Ни слова, господин министр!

22
18
20
22
24
26
28
30

— Этот позор всегда со мной. Прошлое необходимо похоронить, если оно мешает идти дальше. Мое единственное оправдание — это ты. Я не настолько безнадежен, чтобы не поклоняться тебе. Тогда ты была потрясающей и своенравной маленькой женщиной. Сейчас — ты самая стойкая, самая красивая девушка на свете. Однако меня пугает, что ты не следишь за ресурсом, хватаешься за то, что смертному не по силам…

— Родерик, можно я не буду через каждое твое слово повторять «тоже». Да, и я тоже с ума схожу из-за того, что ты себя не щадишь. Он приподнялся на локте и взирал на меня подозрительно довольный.

— Тссс, дорогая. И этот разговор перенесем на попозже. Ты так замечательно освоила первый этап любовной игры. Провокационные поглаживания.

От возмущения я вынырнула из-под простыни целиком и улеглась на него сверху.

— Я за справедливость. Ты первый начал.

Однако я быстро поняла, что очередность не имела такого значения, как настойчивость и регулярность.

Позже Родерик все же нашел время показать мне маленькую колбу, куда он переместил воспоминания, потерянные из-за блока Клавдии. По его словам, им отводилось еще два-три дня, не больше. Потом они испарятся. Главное, что блок перестал мне мешать.

Когда князь через полтора часа все же покинул спальню, я в задумчивости взяла в руку емкость с горящей на дне изумрудной искрой. Вытянутой по краям, как магическое зернышко.

Родерик заверил, что на этот раз погружение займет совсем немного времени. Я все еще сомневалась, памятуя, что и на морок, наведенный братом, он отводил не дни, а часы.

С другой стороны, это последняя возможность снова встретить маму и ее коронованную подругу. Родерик не держал на Клавдию зла.
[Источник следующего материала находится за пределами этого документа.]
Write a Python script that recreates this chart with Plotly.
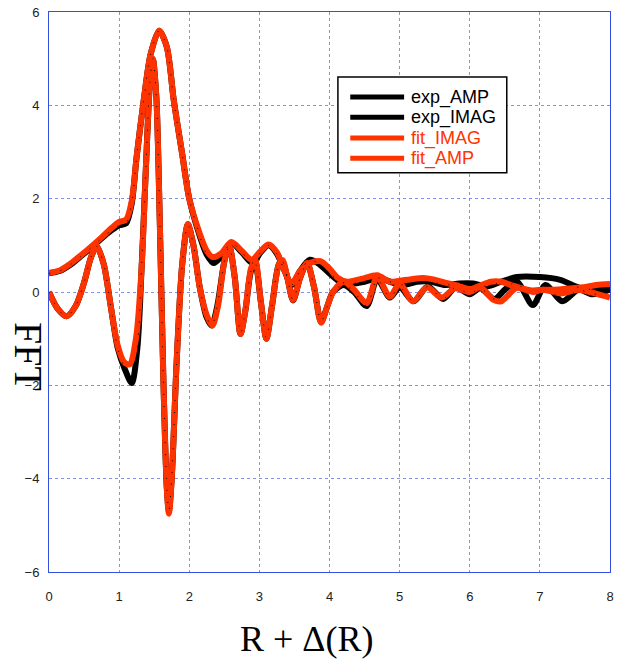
import plotly.graph_objects as go

# --- data ------------------------------------------------------------------
exp_amp_r = [0.0, 0.15, 0.3, 0.45, 0.6, 0.75, 0.9, 1.0, 1.1, 1.18, 1.25, 1.35, 1.45, 1.57,
             1.68, 1.78, 1.9, 2.0, 2.15, 2.25, 2.35, 2.45, 2.6, 2.75, 2.9, 3.02, 3.13, 3.25,
             3.36, 3.46, 3.58, 3.72, 3.85, 4.0, 4.15, 4.3, 4.5, 4.7, 4.9, 5.05, 5.25, 5.45,
             5.65, 5.85, 6.05, 6.25, 6.43, 6.67, 7.0, 7.29, 7.57, 7.81, 8.0]
exp_amp = [0.40, 0.45, 0.58, 0.76, 0.95, 1.15, 1.33, 1.43, 1.47, 1.9, 2.9, 4.1, 5.1, 5.6,
           5.25, 4.1, 2.95, 2.0, 1.2, 0.8, 0.62, 0.75, 1.05, 0.85, 0.62, 0.85, 1.0, 0.82,
           0.45, 0.15, 0.45, 0.69, 0.6, 0.4, 0.22, 0.18, 0.22, 0.3, 0.2, 0.15, 0.22, 0.22,
           0.15, 0.18, 0.18, 0.12, 0.21, 0.32, 0.32, 0.26, 0.09, 0.05, 0.1]

exp_imag_r = [0.0, 0.12, 0.25, 0.38, 0.5, 0.6, 0.68, 0.78, 0.88, 0.98, 1.08, 1.18, 1.26,
              1.32, 1.38, 1.44, 1.48, 1.53, 1.58, 1.63, 1.68, 1.71, 1.75, 1.82, 1.9, 1.98,
              2.06, 2.15, 2.25, 2.32, 2.4, 2.5, 2.57, 2.65, 2.73, 2.8, 2.88, 2.94, 3.02,
              3.1, 3.18, 3.28, 3.33, 3.4, 3.48, 3.58, 3.68, 3.78, 3.88, 3.97, 4.05, 4.2,
              4.35, 4.53, 4.68, 4.86, 5.0, 5.2, 5.4, 5.62, 5.8, 6.0, 6.15, 6.35, 6.5, 6.67,
              6.9, 7.08, 7.32, 7.55, 7.75, 8.0]
exp_imag = [0.0, -0.35, -0.52, -0.3, 0.2, 0.75, 0.98, 0.6, -0.3, -1.2, -1.65, -1.95, -1.2,
            0.5, 2.6, 4.5, 5.0, 4.2, 1.5, -1.8, -4.2, -4.7, -4.0, -1.5, 0.6, 1.45,
            1.0, 0.1, -0.55, -0.72, -0.3, 0.65, 0.98, 0.3, -0.9, -0.4, 0.45, 0.62, -0.2,
            -1.0, -0.3, 0.6, 0.65, 0.3, -0.18, 0.3, 0.62, 0.1, -0.64, -0.3, 0.0, 0.15,
            0.0, -0.3, 0.28, -0.12, 0.1, -0.2, 0.12, -0.15, 0.1, -0.05, 0.08, -0.15, 0.05, 0.22,
            -0.28, 0.15, -0.2, 0.05, -0.05, 0.05]

fit_imag_r = [0.0, 0.12, 0.25, 0.38, 0.5, 0.6, 0.68, 0.78, 0.88, 0.98, 1.07, 1.15, 1.24,
              1.32, 1.38, 1.44, 1.48, 1.53, 1.58, 1.63, 1.68, 1.71, 1.75, 1.82, 1.9, 1.98,
              2.06, 2.15, 2.25, 2.33, 2.41, 2.5, 2.57, 2.65, 2.73, 2.8, 2.88, 2.94, 3.02,
              3.1, 3.18, 3.28, 3.33, 3.4, 3.48, 3.58, 3.68, 3.78, 3.88, 3.97, 4.05, 4.2,
              4.35, 4.53, 4.68, 4.86, 5.0, 5.19, 5.39, 5.6, 5.79, 6.0, 6.15, 6.34, 6.45,
              6.67, 6.9, 7.05, 7.3, 7.55, 7.86, 8.0]
fit_imag = [0.0, -0.35, -0.52, -0.3, 0.2, 0.75, 0.98, 0.6, -0.3, -1.15, -1.5, -1.55, -1.0,
            0.5, 2.6, 4.5, 5.0, 4.2, 1.5, -1.8, -4.2, -4.75, -4.0, -1.5, 0.6, 1.45,
            1.0, 0.1, -0.5, -0.72, -0.3, 0.65, 0.98, 0.3, -0.9, -0.4, 0.5, 0.68, -0.2,
            -1.0, -0.3, 0.6, 0.68, 0.3, -0.17, 0.3, 0.62, 0.1, -0.66, -0.3, 0.0, 0.22,
            0.05, -0.24, 0.33, -0.1, 0.18, -0.2, 0.1, -0.12, 0.08, 0.0, 0.1, -0.17, -0.2,
            0.09, 0.0, 0.05, -0.03, 0.05, -0.06, -0.12]

fit_amp_r = [0.0, 0.15, 0.3, 0.45, 0.6, 0.75, 0.9, 1.0, 1.1, 1.18, 1.25, 1.35, 1.45, 1.57,
             1.68, 1.78, 1.9, 2.0, 2.15, 2.25, 2.33, 2.45, 2.6, 2.75, 2.89, 3.02, 3.13, 3.25,
             3.36, 3.46, 3.58, 3.72, 3.87, 4.0, 4.12, 4.25, 4.45, 4.68, 4.86, 5.0, 5.15,
             5.34, 5.48, 5.65, 5.82, 6.0, 6.15, 6.3, 6.45, 6.6, 6.72, 6.9, 7.05, 7.2, 7.4,
             7.62, 7.8, 8.0]
fit_amp = [0.41, 0.46, 0.6, 0.78, 0.97, 1.17, 1.38, 1.5, 1.55, 1.95, 2.9, 4.1, 5.1, 5.6,
           5.25, 4.1, 2.95, 2.0, 1.25, 0.88, 0.75, 0.82, 1.07, 0.88, 0.69, 0.88, 1.02, 0.85,
           0.45, 0.18, 0.45, 0.62, 0.66, 0.5, 0.3, 0.22, 0.28, 0.36, 0.22, 0.24, 0.27,
           0.3, 0.27, 0.2, 0.14, 0.06, 0.14, 0.22, 0.22, 0.14, 0.09, 0.03, 0.05, 0.05, 0.07,
           0.1, 0.15, 0.17]

series = [
    ("exp_AMP", exp_amp_r, exp_amp, "#000000"),
    ("exp_IMAG", exp_imag_r, exp_imag, "#000000"),
    ("fit_IMAG", fit_imag_r, fit_imag, "#ff3300"),
    ("fit_AMP", fit_amp_r, fit_amp, "#ff3300"),
]

GRID = "rgba(90,110,230,0.75)"
FRAME = "#3550e0"

fig = go.Figure()
for name, xs, ys, color in series:
    fig.add_trace(go.Scatter(
        x=xs, y=ys, mode="lines", name=name, showlegend=False,
        line={"color": color, "width": 6, "shape": "spline", "smoothing": 0.8},
    ))
# sparse data dots of the experiment showing through the fit
for name, xs, ys, color in series[:2]:
    fig.add_trace(go.Scatter(
        x=xs, y=ys, mode="lines", showlegend=False, hoverinfo="skip",
        line={"color": "#000000", "width": 1, "shape": "spline", "smoothing": 0.8,
              "dash": "1px,11px"},
    ))

axis_common = dict(
    showgrid=True, gridcolor=GRID, griddash="dot", gridwidth=1,
    showline=True, linecolor=FRAME, linewidth=1, mirror=True,
    zeroline=False, ticks="", automargin=False, ticklabeloverflow="allow",
    tickfont={"family": "Liberation Sans, Arial", "size": 13, "color": "#222"},
)
fig.update_xaxes(range=[0, 8], dtick=1, ticklabelstandoff=12, **axis_common)
fig.update_yaxes(range=[-6, 6], dtick=2, ticklabelstandoff=6, **axis_common)

# legend box drawn by hand to match the long line samples
fig.add_shape(type="rect", xref="paper", yref="paper",
              x0=0.515, x1=0.816, y0=0.713, y1=0.884,
              line={"color": "#000", "width": 1.5}, fillcolor="white", layer="above")
leg_y = [0.848, 0.812, 0.775, 0.739]
for (name, _, _, color), ly in zip(series, leg_y):
    fig.add_shape(type="line", xref="paper", yref="paper",
                  x0=0.537, x1=0.633, y0=ly, y1=ly,
                  line={"color": color, "width": 5}, layer="above")
    fig.add_annotation(xref="paper", yref="paper", x=0.641, y=ly, text=name,
                       showarrow=False, xanchor="left", yanchor="middle",
                       font={"family": "Liberation Sans, Arial", "size": 18, "color": color})

fig.add_annotation(xref="paper", yref="paper", x=0.5 - (329 - 306) / 561, y=-(639 - 572) / 560,
                   text="R + Δ(R)", showarrow=False, yanchor="middle",
                   font={"family": "Liberation Serif, Times New Roman", "size": 36, "color": "#000"})
fig.add_annotation(xref="paper", yref="paper", x=-(49 - 29) / 561, y=(572 - 356) / 560,
                   text="FFT", showarrow=False, textangle=90,
                   xanchor="center", yanchor="middle",
                   font={"family": "Liberation Serif, Times New Roman", "size": 40, "color": "#000"})

fig.update_layout(
    width=618, height=659,
    margin={"l": 49, "r": 8, "t": 12, "b": 87},
    paper_bgcolor="white", plot_bgcolor="white",
    showlegend=False,
)

# drop the browser's default body margin so the figure sits at the page corner
fig.write_html("out.html", config={"displayModeBar": False},
               post_script="document.body.style.margin='0';")
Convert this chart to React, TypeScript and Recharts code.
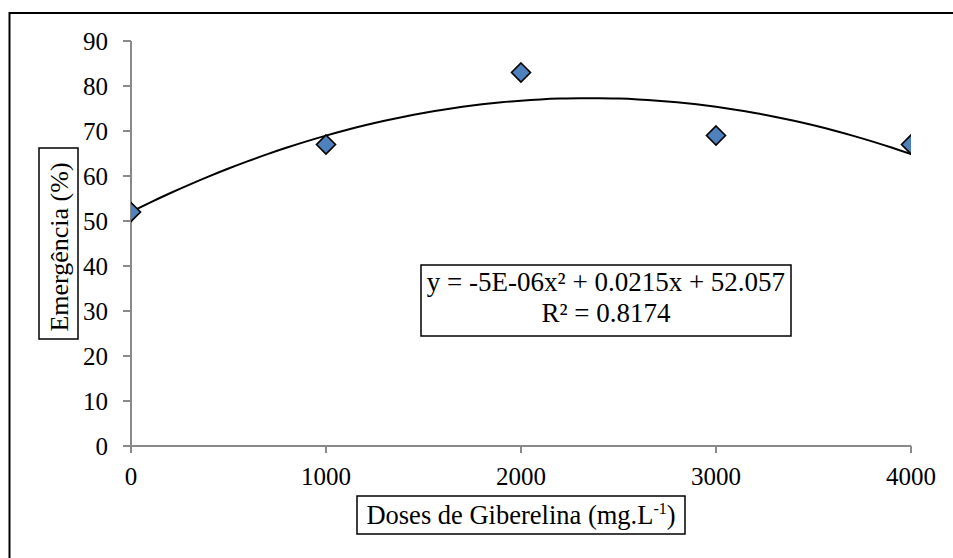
import React from 'react';
import { ComposedChart, XAxis, YAxis, Line, Scatter } from 'recharts';

const doses = [0, 1000, 2000, 3000, 4000];
const emergence = [52, 67, 83, 69, 67];
const xTicks = [0, 1000, 2000, 3000, 4000];
const yTicks = [0, 10, 20, 30, 40, 50, 60, 70, 80, 90];
const equationText = 'y = -5E-06x² + 0.0215x + 52.057';
const r2Text = 'R² = 0.8174';
const yTitle = 'Emergência (%)';
const xTitle = 'Doses de Giberelina (mg.L';

// least-squares quadratic fit (Excel polynomial trendline, order 2)
function fitQuadratic(xs: number[], ys: number[]) {
  const n = xs.length;
  let s1 = 0, s2 = 0, s3 = 0, s4 = 0, t0 = 0, t1 = 0, t2 = 0;
  for (let i = 0; i < n; i++) {
    const x = xs[i], y = ys[i];
    s1 += x; s2 += x * x; s3 += x * x * x; s4 += x * x * x * x;
    t0 += y; t1 += x * y; t2 += x * x * y;
  }
  const M = [
    [n, s1, s2, t0],
    [s1, s2, s3, t1],
    [s2, s3, s4, t2],
  ];
  for (let c = 0; c < 3; c++) {
    for (let r = c + 1; r < 3; r++) {
      const f = M[r][c] / M[c][c];
      for (let k = c; k < 4; k++) M[r][k] -= f * M[c][k];
    }
  }
  const sol = [0, 0, 0];
  for (let r = 2; r >= 0; r--) {
    let s = M[r][3];
    for (let k = r + 1; k < 3; k++) s -= M[r][k] * sol[k];
    sol[r] = s / M[r][r];
  }
  return sol; // a0, a1, a2
}

const coef = fitQuadratic(doses, emergence);
const trend: { x: number; y: number }[] = [];
for (let x = doses[0]; x <= doses[doses.length - 1]; x += 100) {
  trend.push({ x, y: coef[0] + coef[1] * x + coef[2] * x * x });
}
const points = doses.map((x, i) => ({ x, y: emergence[i] }));

const FONT = '"Liberation Serif", "Times New Roman", serif';
const AXIS = '#898989';

const Diamond = (props: any) => {
  const { cx, cy } = props;
  if (cx == null || cy == null) return null;
  const h = 9.5;
  return (
    <polygon
      points={`${cx},${cy - h} ${cx + h},${cy} ${cx},${cy + h} ${cx - h},${cy}`}
      fill="#4F81BD"
      stroke="#000"
      strokeWidth={1.6}
    />
  );
};

export default function App() {
  return (
    <div style={{ position: 'fixed', left: 0, top: 0, width: 953, height: 558, background: '#fff' }}>
      <ComposedChart
        width={953}
        height={558}
        margin={{ top: 41, right: 42, bottom: 82, left: 0 }}
      >
        <XAxis
          type="number"
          dataKey="x"
          domain={[0, 4000]}
          ticks={xTicks}
          height={30}
          allowDataOverflow
          stroke={AXIS}
          strokeWidth={2}
          tickSize={7}
          tickMargin={14}
          tick={{ fill: '#000', fontSize: 25, fontFamily: FONT }}
          tickLine={{ stroke: AXIS, strokeWidth: 2 }}
        />
        <YAxis
          type="number"
          domain={[0, 90]}
          ticks={yTicks}
          width={131}
          stroke={AXIS}
          strokeWidth={2}
          tickSize={8}
          tickMargin={15}
          tick={{ fill: '#000', fontSize: 25, fontFamily: FONT }}
          tickLine={{ stroke: AXIS, strokeWidth: 2 }}
        />
        <Line
          data={trend}
          dataKey="y"
          type="monotone"
          stroke="#000"
          strokeWidth={2}
          dot={false}
          activeDot={false}
          isAnimationActive={false}
        />
        <Scatter data={points} dataKey="y" shape={Diamond} isAnimationActive={false} />
      </ComposedChart>
      <svg
        width={953}
        height={558}
        style={{ position: 'absolute', left: 0, top: 0, pointerEvents: 'none' }}
      >
        <rect x={9.5} y={13} width={960} height={560} fill="none" stroke="#000" strokeWidth={2} />
        <g>
          <rect x={39} y={148} width={39} height={191} fill="#fff" stroke="#000" strokeWidth={1.5} />
          <text
            x={0}
            y={0}
            transform="translate(68,247) rotate(-90)"
            textAnchor="middle"
            fontFamily={FONT}
            fontSize={26}
            fill="#000"
          >
            {yTitle}
          </text>
        </g>
        <g>
          <rect x={357} y={496} width={328} height={38} fill="#fff" stroke="#000" strokeWidth={1.5} />
          <text x={521} y={524} textAnchor="middle" fontFamily={FONT} fontSize={26.5} fill="#000">
            {xTitle}
            <tspan dy={-10} fontSize={16}>-1</tspan>
            <tspan dy={10}>)</tspan>
          </text>
        </g>
        <g>
          <rect x={421} y={265} width={370} height={71} fill="#fff" stroke="#000" strokeWidth={1.5} />
          <text x={606} y={291} textAnchor="middle" fontFamily={FONT} fontSize={27} fill="#000">
            {equationText}
          </text>
          <text x={606} y={322} textAnchor="middle" fontFamily={FONT} fontSize={27} fill="#000">
            {r2Text}
          </text>
        </g>
      </svg>
    </div>
  );
}
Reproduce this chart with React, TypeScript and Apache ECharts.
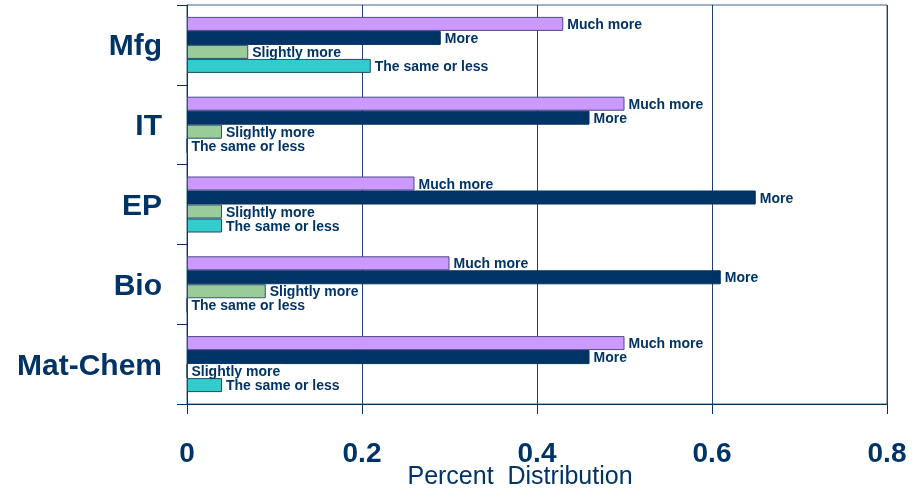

Значит, и мне нечего опасаться новой порции боли.

Я отвинтила крышку и вынула затычку.

Глава 106

В последние недели все дни были похожи один на другой. Я лежала, уткнувшись лицом в подушку, накрывшись одеялом и даже покрывалом. Глубокое равнодушие не покидало. Иногда я снова слышала мамин крик. Она закричала всего один раз, в ту минуту, когда принесли папу.

Тогда, сразу после возвращения из дворца, я бродила внизу, напичканная обезболивающим, как сомнамбула, и игнорировала ее попытки меня уложить. Ждала, когда же вернется отец.

Робертина больше не плакала и не жаловалась. Делала все четко, как будто израненная девица на грани помешательства и пожилой маг в агонии были для нее посторонними людьми. Она занялась отцом, но перед этим заставила меня выпить снотворное.

Так что его последние минуты я пропустила. Запомнила лишь неестественно бледное лицо и навсегда обескровленные губы.

Это так похоже на маму. Она никого не обманывала при лечении. Всегда четко обозначала снадобья. Как же все-таки заставила меня принять то сонное зелье? Сила убеждения в ней велика. Почти как в Родерике.

Родерик… Я видела его от силы два раза. Он приходил чаще, но мама объясняла ему, что я большую часть дня спала, погрузившись в свое горе. Так оно и было. Просыпаться совсем не хотелось.

Я не помнила те бессвязные речи, которыми уговаривала князя расторгнуть помолвку. Боялась вспоминать. По-моему, больше напирала на то, что приняла дружескую привязанность за что-то серьезное. Мол разговор с отцом перед его смертью заставил меня отказаться от роковой ошибки: не рисковать благополучием страны из-за женитьбы Конрада на «не той» женщине, то есть на мне.

— Будь убедительнее, Оливия, — сказал его брат, передавая меня, пришибленную огромным мутно-серым пятном в голове, в руки дюжему гвардейцу. — Одно неверное слово, и Род поймет, что случилось. Ты захотела отдать силу своему королю, и я принял этот дар. Ты ублажала меня с таким рвением, что я не против повторить. Однако будь осторожна, моя дорогая. Одно неверное слово, и он убьет сначала тебя, а потом набросится на меня — и это будет равносильно самоубийству. Прояви благоразумие.